The C minor blues scale consists of the notes: C,Eb,F,F#,G,Bb.
The biggest problem with only using this scale is that it limits what you can play and the solos tend to be boring. Furthermore many beginning improvisors don’t know how to properly resolve their ending notes. This scale is most importantly missing the major 3 and also the 2nd and the 6th.

The major blues scale may be conceived by starting with the major pentatonic scale and adding a minor 3rd. The C major blues scale consists of the notes: C,D,Eb,E,G,A.

Please not that the major blues scale contains the same notes as the minor blues scale that is down a minor 3rd. For example the C major blues scale consists of the same notes as the A minor blues scale

Practice Suggestions for simple 3 Chord blues:
1. Practice playing the ascending major blues scale over each chord.
2. Practice playing the descending major blues scale over each chord.
3. Practice playing the major blues scale over the I chord and the minor blues scale over the IV and V chords.
4.Practice moving between both scales.
5. Add the b7 and 4th to the major blues scale
6 Add the 6th or the 9th to the minor blues scale.

Do you have any suggestions for practicing the blues?

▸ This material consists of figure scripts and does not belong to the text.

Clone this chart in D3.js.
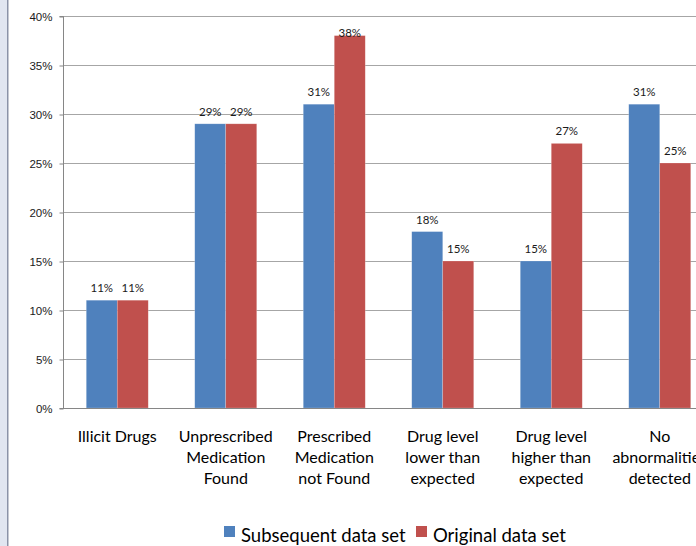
<!DOCTYPE html>
<html>
<head>
<meta charset="utf-8">
<script src="https://cdn.jsdelivr.net/npm/d3@7"></script>
<style>
  html, body { margin: 0; padding: 0; background: #fff; overflow: hidden; }
  svg { display: block; font-family: Lato, "Open Sans", sans-serif; }
</style>
</head>
<body>
<svg id="chart" width="696" height="546"></svg>
<script>
const categories = [
  ["Illicit Drugs"],
  ["Unprescribed", "Medication", "Found"],
  ["Prescribed", "Medication", "not Found"],
  ["Drug level", "lower than", "expected"],
  ["Drug level", "higher than", "expected"],
  ["No", "abnormalities", "detected"]
];
const subsequentValues = [11, 29, 31, 18, 15, 31];
const originalValues = [11, 29, 38, 15, 27, 25];
const seriesNames = ["Subsequent data set", "Original data set"];
const seriesColors = ["#4f81bd", "#c0504d"];
const yTicks = [0, 5, 10, 15, 20, 25, 30, 35, 40];

(function () {
  const svg = d3.select("#chart");

  // left frame strip
  svg.append("rect").attr("x", 0).attr("y", 0).attr("width", 7).attr("height", 546).attr("fill", "#e1e6f1");
  svg.append("rect").attr("x", 7).attr("y", 0).attr("width", 1.5).attr("height", 546).attr("fill", "#8b93a8");

  const plotLeft = 63, plotTop = 16, plotBottom = 408;
  const x0 = d3.scaleBand().domain(d3.range(categories.length))
    .range([plotLeft, plotLeft + 108.5 * categories.length]);
  const x1 = d3.scaleBand().domain([0, 1]).range([0, 62]);
  const y = d3.scaleLinear().domain([0, 40]).range([plotBottom, plotTop]);

  // gridlines
  svg.append("g").selectAll("line").data(yTicks.filter(t => t > 0)).join("line")
    .attr("x1", plotLeft).attr("x2", 720)
    .attr("y1", d => Math.round(y(d)) + 0.5).attr("y2", d => Math.round(y(d)) + 0.5)
    .attr("stroke", "#a6a6a6").attr("stroke-width", 1);

  // y axis
  const yAxis = d3.axisLeft(y).tickValues(yTicks).tickFormat(d => d + "%").tickSize(4).tickPadding(7);
  const gy = svg.append("g").attr("transform", `translate(${plotLeft + 0.5},0.5)`).call(yAxis);
  gy.select(".domain").attr("stroke", "#868686").attr("d", `M-4,${plotTop}H0V${plotBottom}H-4`);
  gy.selectAll(".tick line").attr("stroke", "#868686");
  gy.selectAll(".tick text").attr("font-size", 11.5).attr("fill", "#1a1a1a");

  // bars
  const vals = [subsequentValues, originalValues];
  const groups = svg.append("g").selectAll("g").data(categories.map((c, i) => i)).join("g")
    .attr("transform", i => `translate(${x0(i) + (x0.bandwidth() - 62) / 2},0)`);

  groups.selectAll("rect").data(i => vals.map((v, s) => ({ s, v: v[i] }))).join("rect")
    .attr("x", d => x1(d.s))
    .attr("y", d => y(d.v))
    .attr("width", x1.bandwidth())
    .attr("height", d => plotBottom - y(d.v))
    .attr("fill", d => seriesColors[d.s])
    .attr("stroke", "rgba(255,255,255,0.35)")
    .attr("stroke-width", 0.6);

  groups.selectAll("text").data(i => vals.map((v, s) => ({ s, v: v[i] }))).join("text")
    .attr("x", d => x1(d.s) + x1.bandwidth() / 2)
    .attr("y", d => Math.max(y(d.v) - 8, plotTop + 21))
    .attr("text-anchor", "middle")
    .attr("font-size", 11.5)
    .attr("fill", "#1a1a1a")
    .text(d => d.v + "%");

  // x axis line
  svg.append("line").attr("x1", plotLeft).attr("x2", 720)
    .attr("y1", plotBottom + 0.5).attr("y2", plotBottom + 0.5).attr("stroke", "#868686");

  // category labels
  svg.append("g").selectAll("text").data(categories).join("text")
    .attr("x", (d, i) => x0(i) + x0.bandwidth() / 2)
    .attr("y", 442)
    .attr("text-anchor", "middle")
    .attr("font-size", 16)
    .attr("fill", "#000")
    .selectAll("tspan").data(d => d).join("tspan")
    .attr("x", function () { return this.parentNode.getAttribute("x"); })
    .attr("dy", (d, j) => j === 0 ? 0 : 21)
    .text(d => d);

  // legend
  const legend = svg.append("g");
  const legendX = [224, 416];
  seriesNames.forEach((name, i) => {
    legend.append("rect").attr("x", legendX[i]).attr("y", 526).attr("width", 11).attr("height", 11)
      .attr("fill", seriesColors[i]);
    legend.append("text").attr("x", legendX[i] + 17).attr("y", 542).attr("font-size", 18.5)
      .attr("fill", "#000").text(name);
  });
})();
</script>
</body>
</html>
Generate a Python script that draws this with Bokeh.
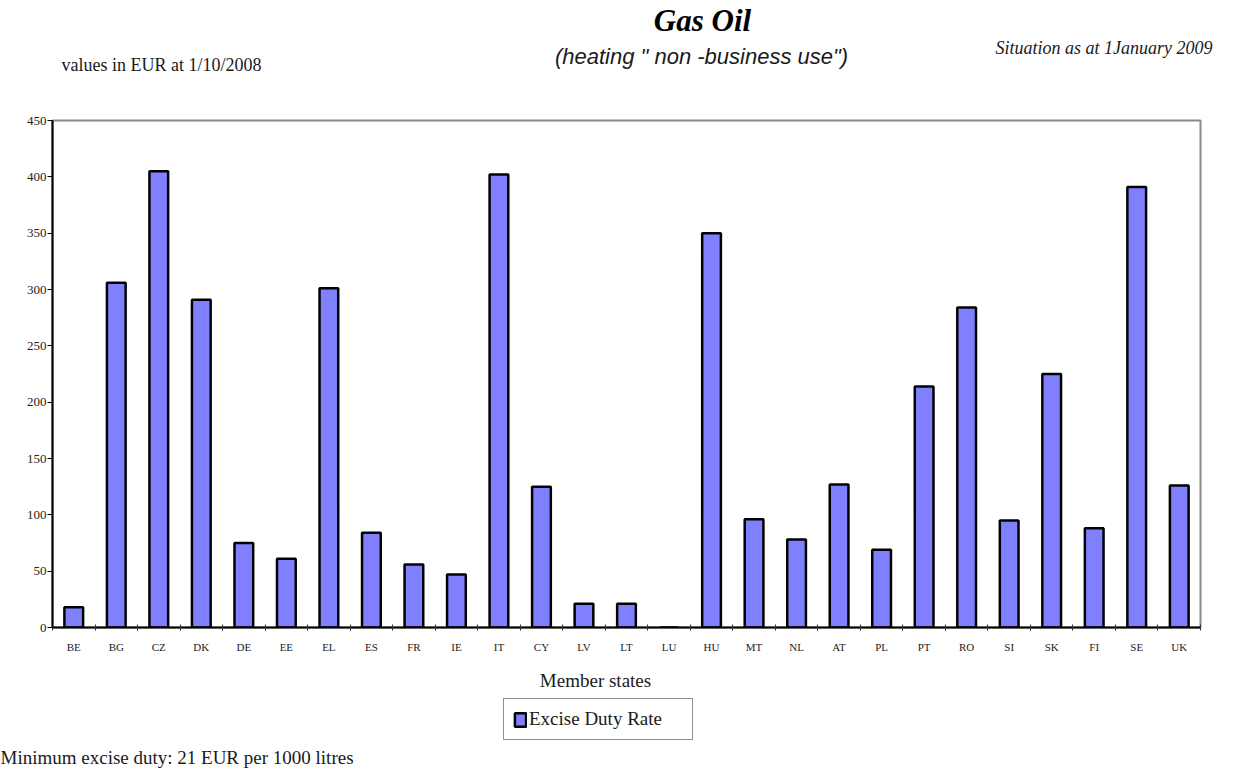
from bokeh.plotting import figure
from bokeh.layouts import column
from bokeh.models import ColumnDataSource, FixedTicker, Legend, LegendItem, Range1d
from bokeh.core.properties import value
from bokeh.embed import file_html
from bokeh.resources import INLINE

states = ["BE", "BG", "CZ", "DK", "DE", "EE", "EL", "ES", "FR", "IE", "IT", "CY", "LV", "LT",
          "LU", "HU", "MT", "NL", "AT", "PL", "PT", "RO", "SI", "SK", "FI", "SE", "UK"]
rates = [18, 306, 405, 291, 75, 61, 301, 84, 56, 47, 402, 125, 21, 21,
         0, 350, 96, 78, 127, 69, 214, 284, 95, 225, 88, 391, 126]
y_ticks = [0, 50, 100, 150, 200, 250, 300, 350, 400, 450]
series_name = "Excise Duty Rate"

SERIF = "Liberation Serif"
SANS = "Liberation Sans"
W = 1221
FILL = "#8080FF"


def text_panel(h):
    f = figure(width=W, height=h, output_backend="svg", toolbar_location=None,
               x_range=Range1d(0, W), y_range=Range1d(h, 0),
               x_axis_type=None, y_axis_type=None,
               min_border=0, min_border_left=0, min_border_right=0,
               min_border_top=0, min_border_bottom=0)
    f.frame_align = False
    f.outline_line_color = None
    f.xgrid.visible = False
    f.ygrid.visible = False
    f.background_fill_color = "white"
    f.border_fill_color = "white"
    return f


def put(f, x, y, t, font=SERIF, size="14px", style="normal", align="left", color="#1a1a1a"):
    f.text(x=[x], y=[y], text=[t], text_font=value(font), text_font_size=value(size),
           text_font_style=style, text_align=align, text_baseline="middle", text_color=color)


# ---------- header ----------
HEAD_H = 108
head = text_panel(HEAD_H)
put(head, 702, 20, "Gas Oil", size="31px", style="bold italic", align="center", color="black")
put(head, 701, 56, '(heating " non -business use")', font=SANS, size="22px", style="italic", align="center")
put(head, 61, 64, "values in EUR at 1/10/2008", size="18px")
put(head, 1212, 47, "Situation as at 1January 2009", size="18px", style="italic", align="right")

# ---------- main chart ----------
idx = list(range(len(states)))
src = ColumnDataSource(dict(x=idx, top=rates, state=states))

MAIN_H = 549
p = figure(width=W, height=MAIN_H, output_backend="svg", toolbar_location=None,
           x_range=Range1d(-0.5, len(states) - 0.5), y_range=Range1d(0, 450),
           min_border_left=52, min_border_right=21, min_border_top=12, min_border_bottom=30)
p.frame_align = False
p.background_fill_color = "white"
p.border_fill_color = "white"
p.outline_line_color = "#8a8a8a"
p.outline_line_width = 2
p.xgrid.visible = False
p.ygrid.visible = False

r = p.vbar(x="x", top="top", width=0.44, bottom=0, source=src,
           fill_color=FILL, line_color="black", line_width=2.5)

p.yaxis.ticker = FixedTicker(ticks=y_ticks)
p.yaxis.axis_line_color = "black"
p.yaxis.axis_line_width = 2
p.yaxis.major_tick_out = 5
p.yaxis.major_tick_in = 0
p.yaxis.minor_tick_line_color = None
p.yaxis.major_label_text_font = SERIF
p.yaxis.major_label_text_font_size = "13px"
p.yaxis.major_label_text_color = "#222222"
p.yaxis.major_label_standoff = 1

p.xaxis.ticker = FixedTicker(ticks=idx, minor_ticks=[i - 0.5 for i in range(len(states) + 1)])
p.xaxis.major_label_overrides = {i: s for i, s in enumerate(states)}
p.xaxis.axis_line_color = "black"
p.xaxis.axis_line_width = 2
p.xaxis.major_tick_line_color = None
p.xaxis.minor_tick_in = 3
p.xaxis.minor_tick_out = 3
p.xaxis.minor_tick_line_color = "#333333"
p.xaxis.major_label_text_font = SERIF
p.xaxis.major_label_text_font_size = "11px"
p.xaxis.major_label_text_color = "#222222"
p.xaxis.major_label_standoff = 7

# ---------- footer ----------
FOOT_H = 112
foot = text_panel(FOOT_H)
put(foot, 595, 23, "Member states", size="19px", align="center")
put(foot, 0, 100, "Minimum excise duty: 21 EUR per 1000 litres", size="19px")
key = foot.vbar(x=[0], top=[float("nan")], width=1, fill_color=FILL, line_color="black", line_width=2.5)
legend = Legend(items=[LegendItem(label=series_name, renderers=[key])],
                location=(503, FOOT_H - 83), orientation="vertical",
                label_text_font=SERIF, label_text_font_size="19px", label_text_color="#1a1a1a",
                border_line_color="#222222", border_line_width=1, background_fill_alpha=1,
                glyph_width=14, glyph_height=17, label_standoff=2, label_width=154,
                label_height=18, padding=9, margin=0, spacing=0)
foot.add_layout(legend)

layout = column(head, p, foot, spacing=0)
open("out.html", "w").write(file_html(layout, INLINE))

The Major and Minor Blues scale with shortcut

The blues scale is a six note scale. The scale can be constructed by starting with a major scale and then using the following formula:

1-b3-4-#4-5-b7

The C blues scale would be C-Eb-F-F#-G-Bb. This scale works very nicely over minor 7th chords.

A major blues scale also exists and can be constructed from a major scale using the following formula:

1-2-b3-3-5-6

The major blues scale works on major and dominant chords. On the surface it looks like you have to learn 12 minor blues scales and then 12 major blues scales but dont fret.

Notice that  a D minor blues scale consists of D-F-G-G#-A-C. Notice that an F major blues scale consists of  F-G-Ab-A-C-D.

If you look closely you should note the the notes in a D minor blues scale are identical to an F major blues scale.

The practical outcome is that you only need to learn the 12 minor blues scales because you can play the minor blues scale that is down a minor third from a major or dominant 7 chord.

For example a simple 12 bar blues in the key of C would be:

C7- C7-C7-C7

F7-F7-C7-C7

G7-F7-C7-C7

You can play the A minor blues scale over the C7.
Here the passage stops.